Of the many possible natural disasters that could befall Californians, Golden State residents fear earthquakes the most, according to a recent poll. Statewide, 57 percent of voters cite earthquakes as their greatest threat from nature, more than twice the proportion saying wildfires (23 percent), which is mentioned next most often.
Those fears were followed by tsunami or tidal waves (9 percent), and floods and mudslides (5 percent), the field poll indicated. Fears were influenced by where a voter lived. Earthquake fears were greater in the San Francisco Bay Area (76 percent) and Los Angeles County (66 percent). In other parts of California, earthquakes were mentioned, but fears of wildfire ranked a close second, according to the poll.

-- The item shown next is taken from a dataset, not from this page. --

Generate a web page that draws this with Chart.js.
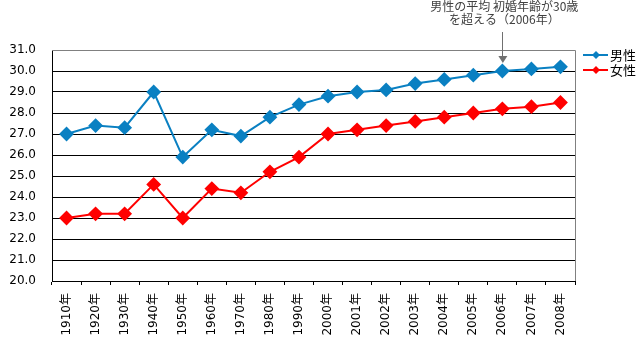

The poll, conducted by Field Research Corp. of San Francisco, indicated that Californians believe a major earthquake is more likely to occur in the coming decade, a change from the way they’ve felt in the past. Fifty-six percent of voters now expect an earthquake causing major damage to occur in their area in the next 10 years. Five years ago, only 40 percent of California voters felt that way, the poll indicated.
“Californians are right to worry about the next ‘big one,'” said Glenn Pomeroy, CEO of the California Earthquake Authority. He noted that the U.S. Geological Survey predicts a 99.7 percent chance that a magnitude 6.7 earthquake will strike in California in the next 30 years. “Unfortunately, despite the fact that 57 percent of voters fear an impending earthquake, only about 10 percent of Californians currently have earthquake insurance,” Pomeroy added.
Affordability is one of the primary reasons Californians do not purchase earthquake insurance, the CEA believes. That is why it is working to pass the Earthquake Insurance Affordability Act, is offering insurance agent incentives to sell more earthquake insurance policies, and has created a marketing value program.